Bank of America (BAC) is paying $250 million after regulators concluded the giant lender “double-dipped” on overdraft fees and opened accounts for customers without their consent.
Harmed consumers will get $100 million and another $150 million will go to the Consumer Financial Protection Bureau (CFPB) and the Comptroller of the Currency (OCC).
The nation’s-largest bank once charged consumers a $35 fee when they authorized a transaction from their accounts that lacked sufficient funds. The CFPB said Bank of America “double-dipped” by charging consumers a fee each time those transactions were re-attempted by merchants.
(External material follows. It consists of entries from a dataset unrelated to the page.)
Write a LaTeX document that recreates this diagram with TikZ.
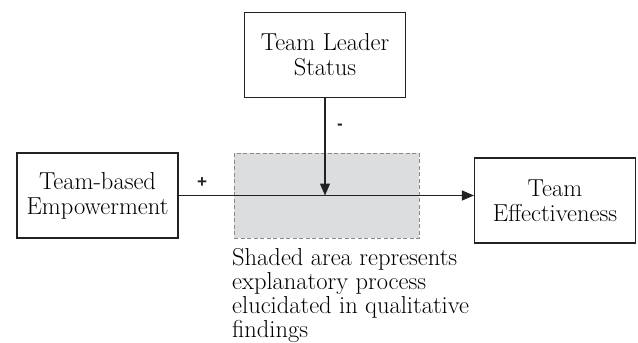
\documentclass[tikz,border=0pt]{standalone}
\usepackage{fontspec}
\newfontfamily\signfont{Liberation Sans}
\usetikzlibrary{arrows.meta}
\definecolor{edgec}{HTML}{222222}
\definecolor{shadec}{HTML}{DCDDDF}
\definecolor{dashc}{HTML}{8A8A8A}
\tikzset{
  box/.style={draw=edgec, line width=1.2pt, fill=white, minimum width=161pt, minimum height=85pt,
    inner sep=0pt, align=center, font=\fontsize{24.5}{25}\selectfont, text=black},
  shade/.style={draw=dashc, dashed, dash pattern=on 4pt off 2.5pt, line width=1pt, fill=shadec,
    minimum width=185pt, minimum height=85pt, inner sep=0pt},
  conn/.style={draw=edgec, line width=1.2pt, -{Triangle[length=12pt,width=10pt]}},
  sign/.style={font=\signfont\bfseries\fontsize{17}{17}\selectfont, text=edgec, inner sep=0pt},
  caption/.style={font=\fontsize{24.5}{24}\selectfont, align=left, text=black, inner sep=0pt}
}
\begin{document}
\begin{tikzpicture}[x=1pt,y=-1pt]
\useasboundingbox (0,0) rectangle (638,343);
\node[shade] (sh) at (326.5,195.5) {};
\node[box] (lead) at (325,55) {Team Leader\\Status};
\node[box] (emp) at (97.5,195.5) {Team-based\\Empowerment};
\node[box] (eff) at (555,200.5) {Team\\Effectiveness};
\coordinate (m) at (lead.south |- emp.east);
\draw[conn] (emp.east) -- (emp.east -| eff.west);
\draw[conn] (lead.south) -- (m);
\node[sign] (plus) at (202,183) {+};
\node[sign] (minus) at (340,127) {-};
\node[caption, anchor=north west] (cap) at (232,248) {Shaded area represents\\explanatory process\\elucidated in qualitative\\findings};
\end{tikzpicture}
\end{document}
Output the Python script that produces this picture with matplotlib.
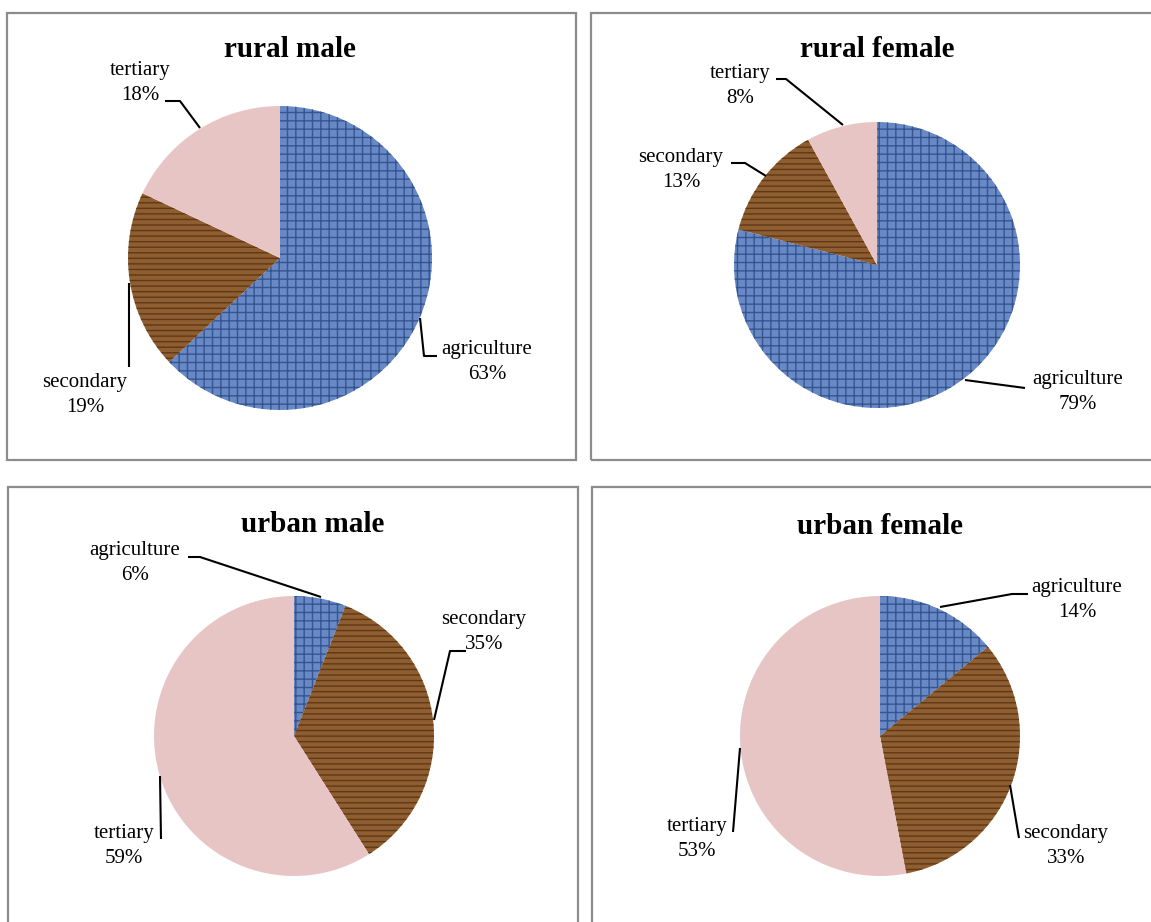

For multiple years starting in September 2018, it made hundreds of millions of dollars in such fees. The OCC also called out Bank of America for the same double-dipping practice.
“Consumers could not reasonably understand that they could be assessed a new $35 fee each time,” the CFPB said in its order. Even when consumers did understand they were charged for each new transaction, “they still could not reasonably avoid them or otherwise protect their interest,” the regulator added.
Beginning in January of last year, Bank of America said it eliminated all non-sufficient fund fees.
“As a result of these industry leading changes, revenue from these fees has dropped more than 90 percent,” a Bank of America spokesman said.
The CFPB said the bank also withheld credit card rewards and opened accounts for customers without their consent since 2012.
The bank is paying a $30 million fee for “opening unauthorized consumer financial accounts and its misleading statements regarding certain credit cards rewards,” according to another CFPB order filed Tuesday.
From at least 2012, the bank’s employees illegally applied for and enrolled consumers in credit card accounts without their knowledge, the regulator said.
The CFPB also found the lender advertised credit card rewards on its website and later denied bonuses to consumers who applied over the phone or in person.